◆ WORK TO BE COMPLETED ◆
Your task is to gather the lines below that hold the string "this".

[Source code of charts]
— start —

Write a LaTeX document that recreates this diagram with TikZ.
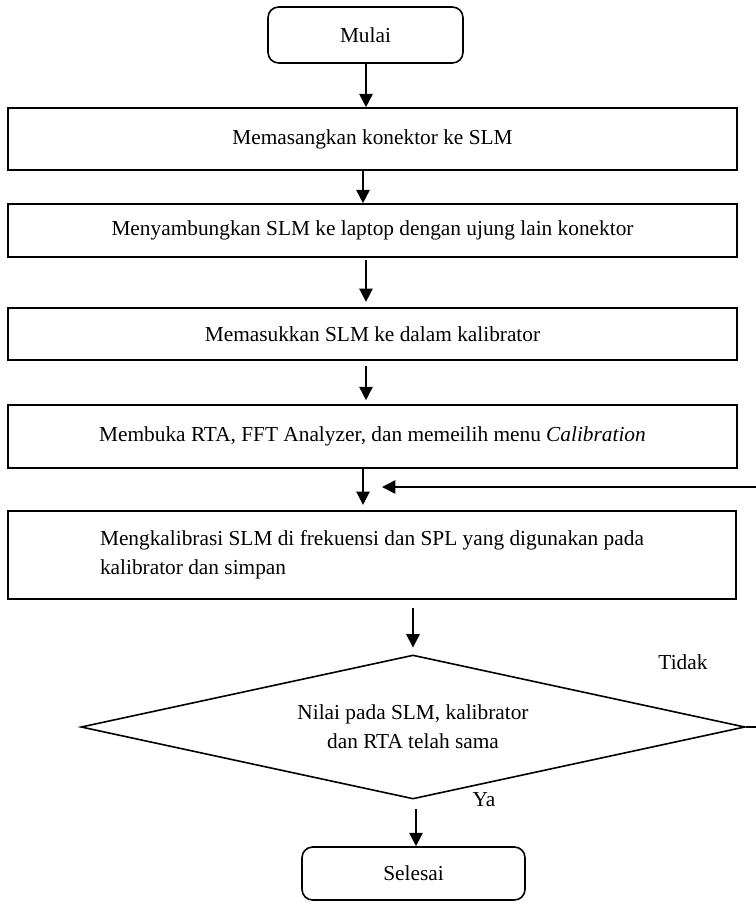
\documentclass[tikz,border=0pt]{standalone}
\usepackage{fontspec}
\setmainfont{Liberation Serif}
\usetikzlibrary{shapes.geometric,arrows.meta}
\begin{document}
\begin{tikzpicture}[x=0.75pt,y=-0.75pt,
  every node/.style={font=\fontsize{16pt}{21.5pt}\selectfont, inner sep=0pt},
  procbox/.style={draw, line width=1.2pt, rectangle, minimum width=546.75pt},
  termbox/.style={draw, line width=1.2pt, rectangle, rounded corners=8pt},
  decbox/.style={draw, line width=1.2pt, diamond, aspect=4.6, minimum width=498pt, minimum height=108pt, align=center},
  arr/.style={line width=1.2pt, -{Triangle[length=10pt,width=10pt]}},
  lbl/.style={}]
\useasboundingbox (0,0) rectangle (756,904);
\clip (0,0) rectangle (756,904);
\node[termbox, minimum width=146.25pt, minimum height=42pt] (start) at (365.5,35) {Mulai};
\node[procbox, minimum height=46.5pt] (b1) at (372.5,139) {Memasangkan konektor ke SLM};
\node[procbox, minimum height=39.75pt] (b2) at (372.5,230.5) {Menyambungkan SLM ke laptop dengan ujung lain konektor};
\node[procbox, minimum height=39pt] (b3) at (372.5,334) {Memasukkan SLM ke dalam kalibrator};
\node[procbox, minimum height=47.25pt] (b4) at (372.5,436.5) {Membuka RTA, FFT Analyzer, dan memeilih menu \textit{Calibration}};
\node[procbox, minimum width=546pt, minimum height=66pt, align=left] (b5) at (372,555) {Mengkalibrasi SLM di frekuensi dan SPL yang digunakan pada\\kalibrator dan simpan};
\node[decbox] (d) at (413,727) {Nilai pada SLM, kalibrator\\dan RTA telah sama};
\node[termbox, minimum width=167.25pt, minimum height=39.75pt] (end) at (413.5,873.5) {Selesai};
\node[lbl] (tidak) at (683,662) {Tidak};
\node[lbl] (ya) at (484,800) {Ya};
\coordinate (xa) at (366,0);
\coordinate (xb) at (363,0);
\coordinate (xc) at (413,0);
\coordinate (xd) at (416,0);
\coordinate (loopx) at (775,0);
\coordinate (lpend) at (382,487);
\draw[arr] (start.south -| xa) -- (b1.north -| xa);
\draw[arr] (b1.south -| xb) -- (b2.north -| xb);
\draw[arr] ([yshift=-2pt]b2.south -| xa) -- ([yshift=4pt]b3.north -| xa);
\draw[arr] ([yshift=-4pt]b3.south -| xa) -- ([yshift=3pt]b4.north -| xa);
\draw[arr] (b4.south -| xb) -- ([yshift=4pt]b5.north -| xb);
\draw[arr] ([yshift=-6pt]b5.south -| xc) -- ([yshift=5pt]d.north -| xc);
\draw[arr] ([yshift=-7pt]d.south -| xd) -- (end.north -| xd);
\draw[arr] (d.east) -- (d.east -| loopx) -- (lpend -| loopx) -- (lpend);
\end{tikzpicture}
\end{document}
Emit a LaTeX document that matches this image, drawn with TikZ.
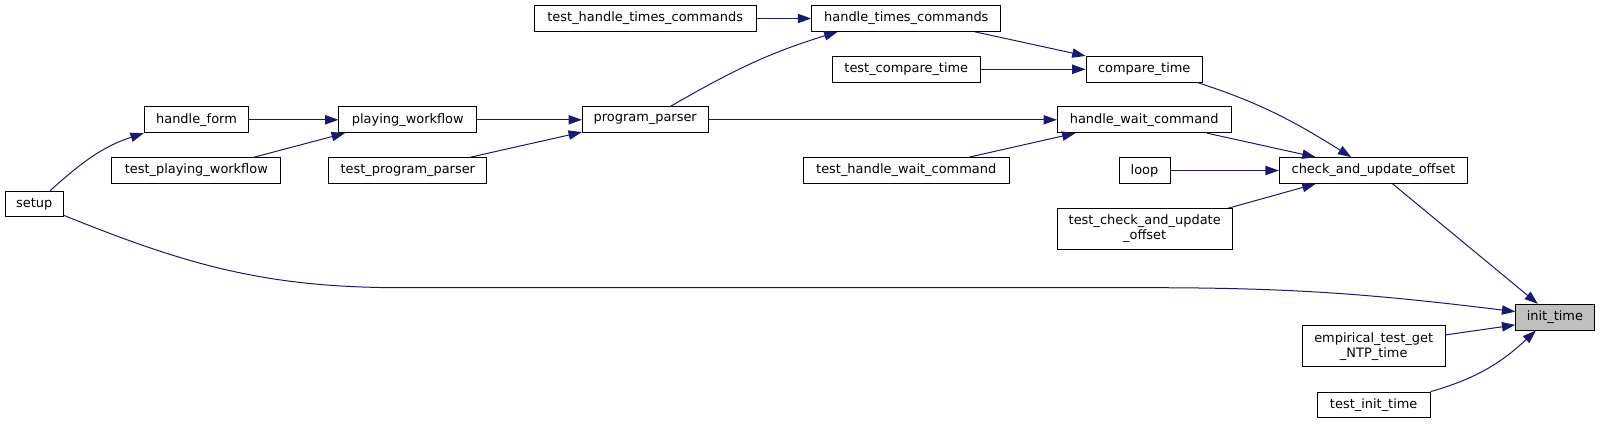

— end —

◆ RESPONSE TO THE TASK ◆
Write a LaTeX document that recreates this diagram with TikZ.
Emit a LaTeX document that matches this image, drawn with TikZ.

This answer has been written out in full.